Software Assurance Reference Dataset

Walter Bright via Digitalmars-d digitalmars-d at puremagic.com
Thu Jun 26 15:45:34 PDT 2014


On 6/26/2014 2:01 PM, Araq wrote:
>>
>> Spark is a research language that does not work, as I've discovered and
>> discussed with you before. It cannot be determined the max stack usage at
>> compile time, again, this is the halting problem.
>>
>
> What?! It's easily solvable: Forbid recursion and indirect
> function calls

Oh well, there goes about 90% of D programs and pretty much all use of the D 
runtime library!


> and it's guaranteed that the program only requires
> a fixed size stack and you can compute an upper bound of the
> required stack size at compile-time. Which is BTW exactly what
> OpenCL does as GPUs tend to have no stacks.
>
> In what way is Spark a "research language that does not work"?

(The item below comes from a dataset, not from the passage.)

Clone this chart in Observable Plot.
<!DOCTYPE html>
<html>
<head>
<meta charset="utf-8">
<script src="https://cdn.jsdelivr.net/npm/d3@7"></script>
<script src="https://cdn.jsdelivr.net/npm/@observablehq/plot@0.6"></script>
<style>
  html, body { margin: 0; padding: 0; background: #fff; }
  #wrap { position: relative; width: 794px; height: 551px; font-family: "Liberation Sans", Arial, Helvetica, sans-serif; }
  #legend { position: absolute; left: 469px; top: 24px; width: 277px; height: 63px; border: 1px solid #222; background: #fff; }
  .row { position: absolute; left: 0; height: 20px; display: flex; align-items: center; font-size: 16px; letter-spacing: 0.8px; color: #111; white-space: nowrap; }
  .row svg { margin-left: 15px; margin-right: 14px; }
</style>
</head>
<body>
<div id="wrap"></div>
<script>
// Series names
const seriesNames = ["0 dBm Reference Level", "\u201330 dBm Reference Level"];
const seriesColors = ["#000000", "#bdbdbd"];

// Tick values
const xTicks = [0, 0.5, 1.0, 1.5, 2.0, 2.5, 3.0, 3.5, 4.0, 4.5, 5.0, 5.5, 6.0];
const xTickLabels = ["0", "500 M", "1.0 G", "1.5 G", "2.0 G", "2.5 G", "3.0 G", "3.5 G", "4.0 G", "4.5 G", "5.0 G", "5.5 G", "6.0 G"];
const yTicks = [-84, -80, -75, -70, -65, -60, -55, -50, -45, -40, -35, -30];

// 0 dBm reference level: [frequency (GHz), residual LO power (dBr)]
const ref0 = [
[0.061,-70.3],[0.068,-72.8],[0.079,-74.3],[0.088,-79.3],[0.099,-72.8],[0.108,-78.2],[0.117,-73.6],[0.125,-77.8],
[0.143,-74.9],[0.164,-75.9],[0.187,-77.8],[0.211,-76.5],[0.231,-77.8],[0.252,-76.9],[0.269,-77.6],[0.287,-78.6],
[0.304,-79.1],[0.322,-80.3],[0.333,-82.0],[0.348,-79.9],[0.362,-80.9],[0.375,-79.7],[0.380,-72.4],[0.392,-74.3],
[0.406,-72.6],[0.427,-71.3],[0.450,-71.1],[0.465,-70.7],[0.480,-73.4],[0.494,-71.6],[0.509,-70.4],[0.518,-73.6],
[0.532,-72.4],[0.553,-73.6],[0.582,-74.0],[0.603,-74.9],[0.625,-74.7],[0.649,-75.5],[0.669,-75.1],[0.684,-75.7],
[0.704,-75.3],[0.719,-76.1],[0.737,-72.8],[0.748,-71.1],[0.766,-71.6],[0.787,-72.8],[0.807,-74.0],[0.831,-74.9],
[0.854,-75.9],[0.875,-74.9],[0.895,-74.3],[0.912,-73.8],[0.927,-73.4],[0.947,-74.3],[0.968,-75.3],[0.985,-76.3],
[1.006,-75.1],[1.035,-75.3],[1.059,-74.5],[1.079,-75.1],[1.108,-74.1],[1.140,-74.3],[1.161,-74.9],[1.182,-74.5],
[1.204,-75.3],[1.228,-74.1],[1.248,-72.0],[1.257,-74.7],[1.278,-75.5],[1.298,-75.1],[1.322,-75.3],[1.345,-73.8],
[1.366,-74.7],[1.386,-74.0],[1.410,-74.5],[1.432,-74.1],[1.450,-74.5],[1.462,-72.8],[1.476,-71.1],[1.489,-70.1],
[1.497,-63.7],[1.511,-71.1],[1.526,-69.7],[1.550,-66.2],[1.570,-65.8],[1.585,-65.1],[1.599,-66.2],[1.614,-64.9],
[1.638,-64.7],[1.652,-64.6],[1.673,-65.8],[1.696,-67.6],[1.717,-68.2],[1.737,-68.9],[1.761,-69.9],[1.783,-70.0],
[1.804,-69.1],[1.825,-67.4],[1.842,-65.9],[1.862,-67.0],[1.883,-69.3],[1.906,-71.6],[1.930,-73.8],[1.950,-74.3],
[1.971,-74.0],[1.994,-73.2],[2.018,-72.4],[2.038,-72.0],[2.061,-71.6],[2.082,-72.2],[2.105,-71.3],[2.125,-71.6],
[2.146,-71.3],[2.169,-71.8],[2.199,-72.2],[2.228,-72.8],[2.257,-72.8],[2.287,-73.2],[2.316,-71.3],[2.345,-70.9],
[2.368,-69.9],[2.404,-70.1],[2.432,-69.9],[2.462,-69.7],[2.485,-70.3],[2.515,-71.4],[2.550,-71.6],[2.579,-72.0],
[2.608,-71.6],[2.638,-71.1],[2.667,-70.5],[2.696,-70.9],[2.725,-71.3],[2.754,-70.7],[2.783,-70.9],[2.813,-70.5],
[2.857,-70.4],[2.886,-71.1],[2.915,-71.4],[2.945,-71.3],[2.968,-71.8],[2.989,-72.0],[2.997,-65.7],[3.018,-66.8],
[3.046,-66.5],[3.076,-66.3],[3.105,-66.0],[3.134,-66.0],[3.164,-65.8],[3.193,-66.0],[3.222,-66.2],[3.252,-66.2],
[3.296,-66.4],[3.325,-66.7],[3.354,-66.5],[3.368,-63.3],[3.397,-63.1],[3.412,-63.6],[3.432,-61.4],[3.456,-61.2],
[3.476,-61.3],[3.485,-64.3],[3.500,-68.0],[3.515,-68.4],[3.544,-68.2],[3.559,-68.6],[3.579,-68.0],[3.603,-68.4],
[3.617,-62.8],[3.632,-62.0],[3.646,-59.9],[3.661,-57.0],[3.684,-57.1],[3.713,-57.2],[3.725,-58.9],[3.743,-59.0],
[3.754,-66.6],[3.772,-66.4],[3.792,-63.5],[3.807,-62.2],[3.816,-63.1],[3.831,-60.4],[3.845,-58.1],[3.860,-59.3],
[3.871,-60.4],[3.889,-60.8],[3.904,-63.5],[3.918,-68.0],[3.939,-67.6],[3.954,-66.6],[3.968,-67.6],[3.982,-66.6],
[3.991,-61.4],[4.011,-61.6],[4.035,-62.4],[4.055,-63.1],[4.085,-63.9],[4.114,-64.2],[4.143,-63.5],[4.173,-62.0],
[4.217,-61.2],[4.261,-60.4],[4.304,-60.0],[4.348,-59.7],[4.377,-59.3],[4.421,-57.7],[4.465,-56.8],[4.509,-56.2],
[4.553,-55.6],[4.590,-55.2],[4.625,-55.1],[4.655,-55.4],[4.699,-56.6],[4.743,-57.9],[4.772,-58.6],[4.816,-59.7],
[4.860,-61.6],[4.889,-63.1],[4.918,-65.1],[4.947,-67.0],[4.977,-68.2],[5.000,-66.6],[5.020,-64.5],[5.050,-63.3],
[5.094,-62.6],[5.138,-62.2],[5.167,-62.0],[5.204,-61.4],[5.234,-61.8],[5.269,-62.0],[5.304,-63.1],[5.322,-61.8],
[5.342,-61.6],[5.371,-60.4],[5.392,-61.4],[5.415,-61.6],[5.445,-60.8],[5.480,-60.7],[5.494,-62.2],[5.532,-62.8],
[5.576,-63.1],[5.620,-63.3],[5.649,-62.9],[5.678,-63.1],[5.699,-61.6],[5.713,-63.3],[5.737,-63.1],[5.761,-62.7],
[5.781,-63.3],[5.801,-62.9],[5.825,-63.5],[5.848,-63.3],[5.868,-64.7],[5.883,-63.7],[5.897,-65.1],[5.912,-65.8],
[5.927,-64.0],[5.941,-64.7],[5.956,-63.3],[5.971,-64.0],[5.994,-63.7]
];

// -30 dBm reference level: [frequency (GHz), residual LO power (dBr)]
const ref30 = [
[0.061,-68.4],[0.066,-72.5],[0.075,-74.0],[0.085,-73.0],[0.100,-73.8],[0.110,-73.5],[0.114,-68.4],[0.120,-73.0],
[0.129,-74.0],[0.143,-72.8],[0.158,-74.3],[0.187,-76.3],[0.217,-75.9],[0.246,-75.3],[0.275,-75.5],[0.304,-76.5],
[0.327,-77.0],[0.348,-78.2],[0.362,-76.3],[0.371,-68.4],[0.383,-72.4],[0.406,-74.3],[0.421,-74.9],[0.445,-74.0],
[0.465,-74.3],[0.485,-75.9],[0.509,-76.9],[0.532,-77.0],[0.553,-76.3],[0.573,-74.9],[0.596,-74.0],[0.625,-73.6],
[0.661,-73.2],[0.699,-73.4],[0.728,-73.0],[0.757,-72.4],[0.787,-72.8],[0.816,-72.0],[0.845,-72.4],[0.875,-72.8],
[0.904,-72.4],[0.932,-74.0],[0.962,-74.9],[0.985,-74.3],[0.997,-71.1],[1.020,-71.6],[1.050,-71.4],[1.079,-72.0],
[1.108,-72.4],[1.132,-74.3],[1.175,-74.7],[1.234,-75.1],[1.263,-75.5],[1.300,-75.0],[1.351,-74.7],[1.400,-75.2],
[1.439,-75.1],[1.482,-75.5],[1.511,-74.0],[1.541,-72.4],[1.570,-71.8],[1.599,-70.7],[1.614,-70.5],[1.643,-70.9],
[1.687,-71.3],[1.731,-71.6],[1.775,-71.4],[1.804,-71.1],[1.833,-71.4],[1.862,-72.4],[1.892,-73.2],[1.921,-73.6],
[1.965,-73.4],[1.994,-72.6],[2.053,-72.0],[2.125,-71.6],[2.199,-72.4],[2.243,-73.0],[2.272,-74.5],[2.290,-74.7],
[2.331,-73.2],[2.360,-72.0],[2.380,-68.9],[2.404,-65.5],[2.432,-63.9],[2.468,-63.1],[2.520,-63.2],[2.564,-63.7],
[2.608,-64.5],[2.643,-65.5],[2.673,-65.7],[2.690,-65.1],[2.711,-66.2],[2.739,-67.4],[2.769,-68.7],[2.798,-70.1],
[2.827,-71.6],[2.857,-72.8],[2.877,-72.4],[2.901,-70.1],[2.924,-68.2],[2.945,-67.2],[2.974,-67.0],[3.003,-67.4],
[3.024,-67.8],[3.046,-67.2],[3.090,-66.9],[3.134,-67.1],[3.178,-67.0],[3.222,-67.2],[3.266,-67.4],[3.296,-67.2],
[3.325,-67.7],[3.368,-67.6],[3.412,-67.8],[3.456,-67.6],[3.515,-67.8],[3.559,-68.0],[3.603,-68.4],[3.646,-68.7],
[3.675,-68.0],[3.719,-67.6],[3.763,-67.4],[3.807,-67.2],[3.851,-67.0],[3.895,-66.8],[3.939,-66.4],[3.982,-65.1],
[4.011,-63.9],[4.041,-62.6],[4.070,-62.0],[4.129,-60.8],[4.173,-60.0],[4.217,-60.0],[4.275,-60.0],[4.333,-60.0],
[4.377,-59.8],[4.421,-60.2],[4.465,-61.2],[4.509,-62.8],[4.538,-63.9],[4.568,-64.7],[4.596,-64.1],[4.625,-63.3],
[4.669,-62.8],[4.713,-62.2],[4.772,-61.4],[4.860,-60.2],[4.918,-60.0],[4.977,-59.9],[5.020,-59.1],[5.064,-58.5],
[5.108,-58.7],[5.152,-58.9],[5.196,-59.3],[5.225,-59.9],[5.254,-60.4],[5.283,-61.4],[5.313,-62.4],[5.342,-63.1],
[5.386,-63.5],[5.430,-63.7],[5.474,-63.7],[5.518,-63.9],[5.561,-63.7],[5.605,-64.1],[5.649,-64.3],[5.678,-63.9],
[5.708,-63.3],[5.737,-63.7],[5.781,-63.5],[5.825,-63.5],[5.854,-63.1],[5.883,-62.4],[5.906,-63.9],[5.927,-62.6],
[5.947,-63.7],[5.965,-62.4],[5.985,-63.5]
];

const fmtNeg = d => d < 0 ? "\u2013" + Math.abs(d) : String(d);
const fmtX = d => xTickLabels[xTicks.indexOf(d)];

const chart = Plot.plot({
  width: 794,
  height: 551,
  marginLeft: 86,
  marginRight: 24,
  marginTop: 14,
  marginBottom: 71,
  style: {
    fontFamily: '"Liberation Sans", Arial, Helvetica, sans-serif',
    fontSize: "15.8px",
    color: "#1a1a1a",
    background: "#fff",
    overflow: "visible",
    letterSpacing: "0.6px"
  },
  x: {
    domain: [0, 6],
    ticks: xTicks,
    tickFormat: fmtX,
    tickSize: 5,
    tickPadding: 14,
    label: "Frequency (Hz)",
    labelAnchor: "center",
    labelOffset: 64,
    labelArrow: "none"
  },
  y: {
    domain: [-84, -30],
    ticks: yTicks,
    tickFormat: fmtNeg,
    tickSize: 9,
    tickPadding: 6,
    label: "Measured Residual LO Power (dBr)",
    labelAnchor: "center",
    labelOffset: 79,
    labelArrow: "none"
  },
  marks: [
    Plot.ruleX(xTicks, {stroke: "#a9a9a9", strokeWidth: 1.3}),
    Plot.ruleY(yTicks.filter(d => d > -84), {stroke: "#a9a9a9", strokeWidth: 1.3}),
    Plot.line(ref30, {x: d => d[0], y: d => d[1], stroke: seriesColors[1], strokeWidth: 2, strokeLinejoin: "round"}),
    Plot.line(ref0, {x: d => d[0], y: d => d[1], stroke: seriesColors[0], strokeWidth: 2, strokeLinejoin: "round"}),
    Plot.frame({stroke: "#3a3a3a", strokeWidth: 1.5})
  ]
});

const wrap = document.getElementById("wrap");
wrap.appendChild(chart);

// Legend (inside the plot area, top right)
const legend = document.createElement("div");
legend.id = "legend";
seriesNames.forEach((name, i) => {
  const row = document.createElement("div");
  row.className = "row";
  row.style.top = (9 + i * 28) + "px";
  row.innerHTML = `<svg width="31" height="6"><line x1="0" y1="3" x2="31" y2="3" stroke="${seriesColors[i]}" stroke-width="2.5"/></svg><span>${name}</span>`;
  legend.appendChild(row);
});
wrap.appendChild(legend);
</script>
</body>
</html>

A while back, bearophile posted here some advocacy that Spark was using its 
contracts to prove things about the code. I experimented with it a bit and 
discovered that such proofs did not go beyond the trivial. As I recall, 
bearophile then agreed that it was a great idea that the implementation fell far 
short of.


 > And how many language design issues need to be discovered until
 > you admit that Safe-D is a "research language that does not work"?

I recommend that all such issues you discover be put on bugzilla, and marked 
with the 'safe' keyword, so they can be addressed.

I think there's a big difference between "only works for trivial cases" with no 
idea how to handle the rest and "does not work for all cases" and there being 
reasonable paths to handle them.

I admit that Safe D does not yet handle all the cases.